The clerk's eyes widened as she drew back and stared at me for a moment. She seemed to assess that I was embarrassed by my outburst. She calmly assured me that, yes, the wi-fi reached to the cabins.
"Oh, good, because I am here for work and, well, yes, that's good. Thank you," I stammered.
The clerk smiled sweetly but I knew inside she was rolling her eyes and saying, "Whatever."
I lugged my technology-laden baggage over the stone path and up the wooden stairs to the entrance of my cabin. I couldn't believe I had an entire cabin to myself. It was more than 100 years old and rustic, but its sentimental charm was delightful. I opened the door to a spacious closed-in porch where a wooden bench swing awaited, suspended from the one inch, tongue and groove paneled ceiling.
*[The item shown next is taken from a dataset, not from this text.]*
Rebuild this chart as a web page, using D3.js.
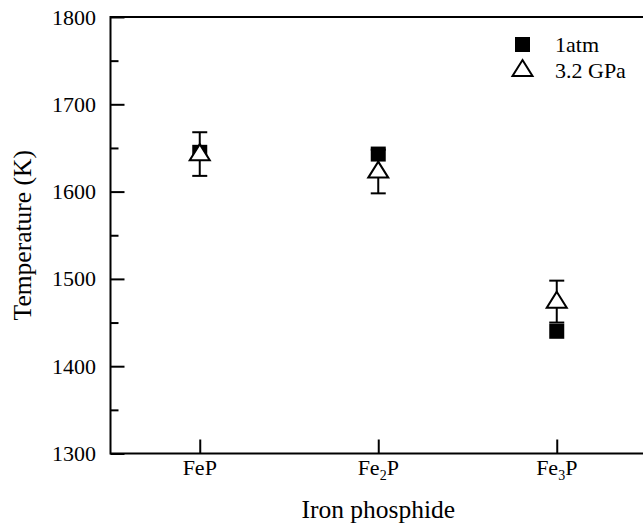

How perfect for enjoying the view through a flowering dogwood tree just outside the windows.
I started touring, taking photos to text to my husband. There were two bedrooms, a large bathroom with a claw foot tub and shower stall, a sitting area with a sink, a desk and, oh my, a fire place with a small pile of chopped wood on the hearth!
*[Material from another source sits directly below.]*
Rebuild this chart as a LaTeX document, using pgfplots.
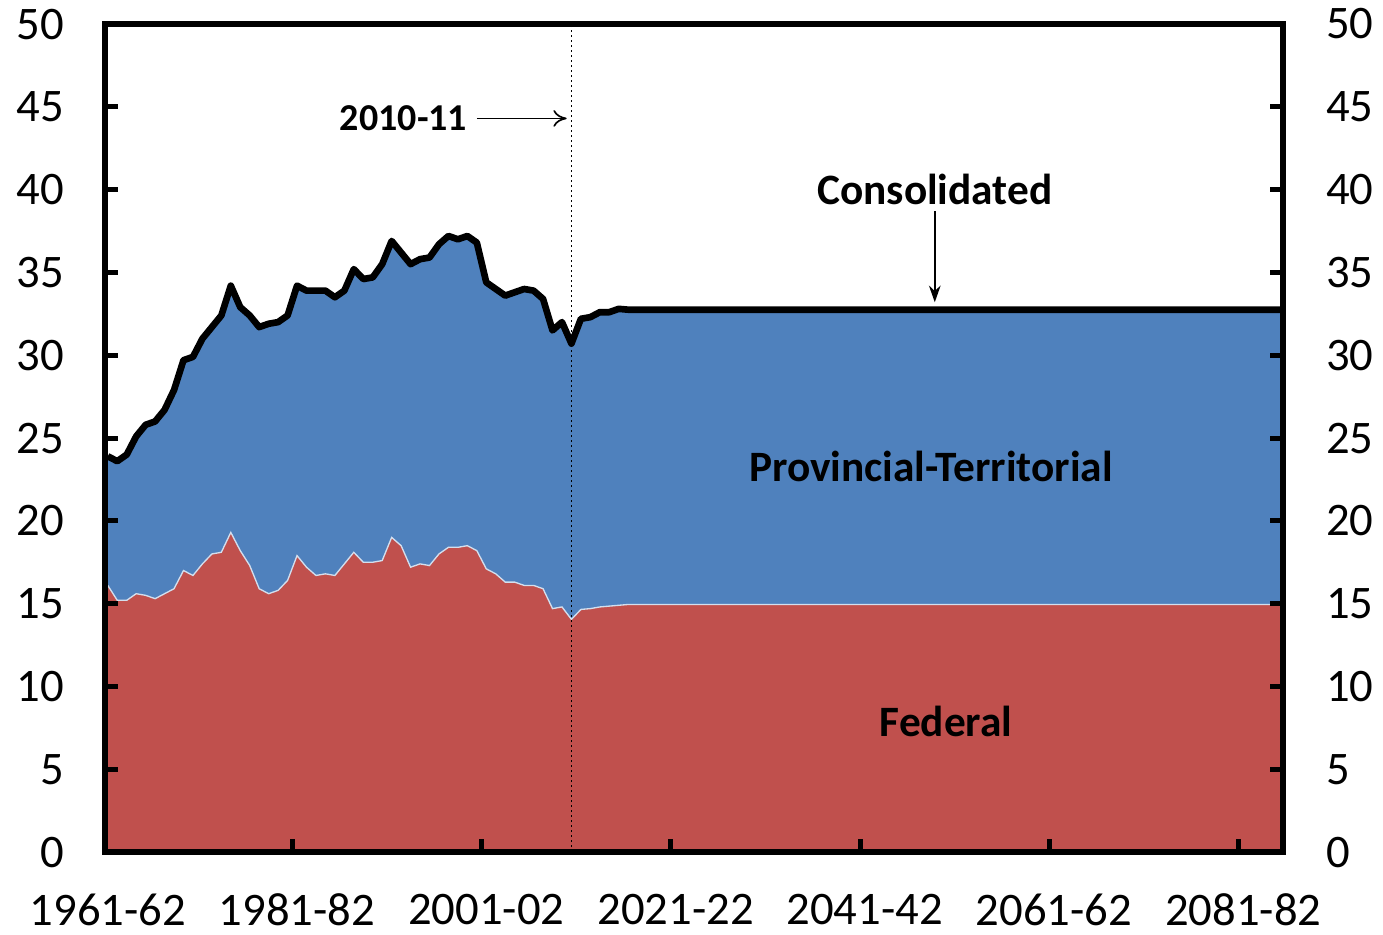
\documentclass[border=0pt]{standalone}
\usepackage{fontspec}
\setmainfont{Carlito}
\usepackage{pgfplots}
\usepackage{pgfplotstable}
\pgfplotsset{compat=1.18}
\usetikzlibrary{arrows.meta}

\definecolor{fedred}{HTML}{C0504D}
\definecolor{ptblue}{HTML}{4F81BD}

% idx = years since 1961-62; fed and cons in % of GDP
\pgfplotstableread{
idx fed cons
0 16.1 23.9
1 15.2 23.6
2 15.2 24.0
3 15.6 25.1
4 15.5 25.8
5 15.3 26.0
6 15.6 26.7
7 15.9 27.9
8 17.0 29.7
9 16.7 29.9
10 17.4 31.0
11 18.0 31.7
12 18.1 32.4
13 19.3 34.2
14 18.2 32.9
15 17.3 32.4
16 15.9 31.7
17 15.6 31.9
18 15.8 32.0
19 16.4 32.4
20 17.9 34.2
21 17.2 33.9
22 16.7 33.9
23 16.8 33.9
24 16.7 33.5
25 17.4 33.9
26 18.1 35.2
27 17.5 34.6
28 17.5 34.7
29 17.6 35.5
30 19.0 36.9
31 18.5 36.2
32 17.2 35.5
33 17.4 35.8
34 17.3 35.9
35 18.0 36.7
36 18.4 37.2
37 18.4 37.0
38 18.5 37.2
39 18.2 36.8
40 17.1 34.4
41 16.8 34.0
42 16.3 33.6
43 16.3 33.8
44 16.1 34.0
45 16.1 33.9
46 15.9 33.4
47 14.7 31.5
48 14.8 32.0
49 14.05 30.7
50 14.65 32.2
51 14.7 32.3
52 14.8 32.6
53 14.85 32.6
54 14.9 32.8
55 14.95 32.75
124 14.95 32.75
}\fiscal

\begin{document}
\begin{tikzpicture}
\pgfplotsset{
  common/.style={
    scale only axis,
    width=353.4pt, height=248.4pt,
    xmin=-0.3, xmax=124.2,
    ymin=0, ymax=50,
    ytick={0,5,...,50},
    tick align=inside,
    major tick length=4pt,
    every tick/.style={black, line width=1.5pt},
    axis line style={line width=1.8pt},
    ticklabel style={font=\fontsize{14}{16.8}\selectfont},
    /pgf/number format/assume math mode=true,
  }
}
\begin{axis}[
    common,
    axis on top,
    xtick={0,20,...,120},
    xticklabels={1961-62,1981-82,2001-02,2021-22,2041-42,2061-62,2081-82},
    xtick style={draw=none},
    xticklabel style={yshift=-9pt},
    ytick pos=left,
    yticklabel style={xshift=-8.8pt},
]
  \addplot[fill=ptblue, draw=none] table[x=idx, y=cons] {\fiscal} \closedcycle;
  \addplot[fill=fedred, draw=none] table[x=idx, y=fed] {\fiscal} \closedcycle;
  \addplot[line width=0.4pt, color=white!75!ptblue] table[x=idx, y=fed] {\fiscal};
  \addplot[line width=2pt, black, line join=round] table[x=idx, y=cons] {\fiscal};

  \draw[black, line width=0.5pt, densely dotted] (axis cs:49,0) -- (axis cs:49,50);

  \node[anchor=east, inner sep=0pt, font=\fontsize{11.4}{13}\selectfont\bfseries] at (axis cs:38.05,44.3) {2010-11};
  \draw[-{To[length=4pt,width=5pt]}, line width=0.5pt] (axis cs:39.0,44.3) -- (axis cs:48.5,44.3);

  \node[font=\fontsize{13}{15}\selectfont\bfseries] at (axis cs:87.4,40.0) {Consolidated};
  \draw[-{Stealth[length=5pt,width=3.5pt]}, line width=0.5pt] (axis cs:87.4,38.7) -- (axis cs:87.4,33.2);

  \node[font=\fontsize{13}{15}\selectfont\bfseries] at (axis cs:87.0,23.3) {Provincial-Territorial};
  \node[font=\fontsize{13}{15}\selectfont\bfseries] at (axis cs:88.6,7.9) {Federal};

  \coordinate (bbl) at (rel axis cs:-0.0891,-0.1000);
  \coordinate (btr) at (rel axis cs:1.0849,1.0290);
\end{axis}
\begin{axis}[
    common,
    xtick={19.5,39.5,59.5,79.5,99.5,119.5},
    xticklabels={},
    xtick pos=bottom,
    ytick pos=right,
    yticklabel pos=right,
    yticklabel style={xshift=9.4pt},
]
\end{axis}
\pgfresetboundingbox
\path (bbl) rectangle (btr);
\end{tikzpicture}
\end{document}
I intended to review notes for the retreat I would be facilitating the next day, but just had to build a fire. After it was blazing, I called my husband to ask if he had seen my latest pic simply captioned, "1 match."
I thought about posting this achievement to Facebook, but suddenly remembered the intensity with which I asked the inn clerk about the internet. Here I was, in this natural spiritual sanctuary of peace and beauty, and I was going to get on Facebook. Really?
No, really I would not, I concluded. "I've built a fire. I am going to watch it and pray about the retreat tomorrow."
Then my phone vibrated and before I knew it I was swiping to see what the Facebook notification was about.
"Oh stop!" I groaned. I tossed the phone to the next chair.
It took only a moment to realize the pathetic irony. Here I was, about to speak directly to the Creator of the universe, and I stopped to see what someone else had to say about some inconsequential event that some other person posted.
Okay, that was it. It wouldn't be much of a digital detox, but for the rest of the evening, no electronics. Just me, the fire, and Jesus. Who, by the way, loved me so much that He died for me and rose from the grave. No need for a server providing a wi-fi connection - Jesus was right here, listening and caring more deeply than anything on the World Wide Web.
We had a wonderful chat. I asked for Jesus' blessing on the retreat. I shared with Him my wonder that He had given me this work that helps build up His church. I admitted nervousness, but recounted His promises to have my back. I thanked Him, praised Him, and listened. I am pretty sure He was smiling.
Peace and sleepiness hit at the same time. I closed the glass doors to the embers and said a final thank you and good night to my precious Lord, vowing to power off to the world and up to Him more often.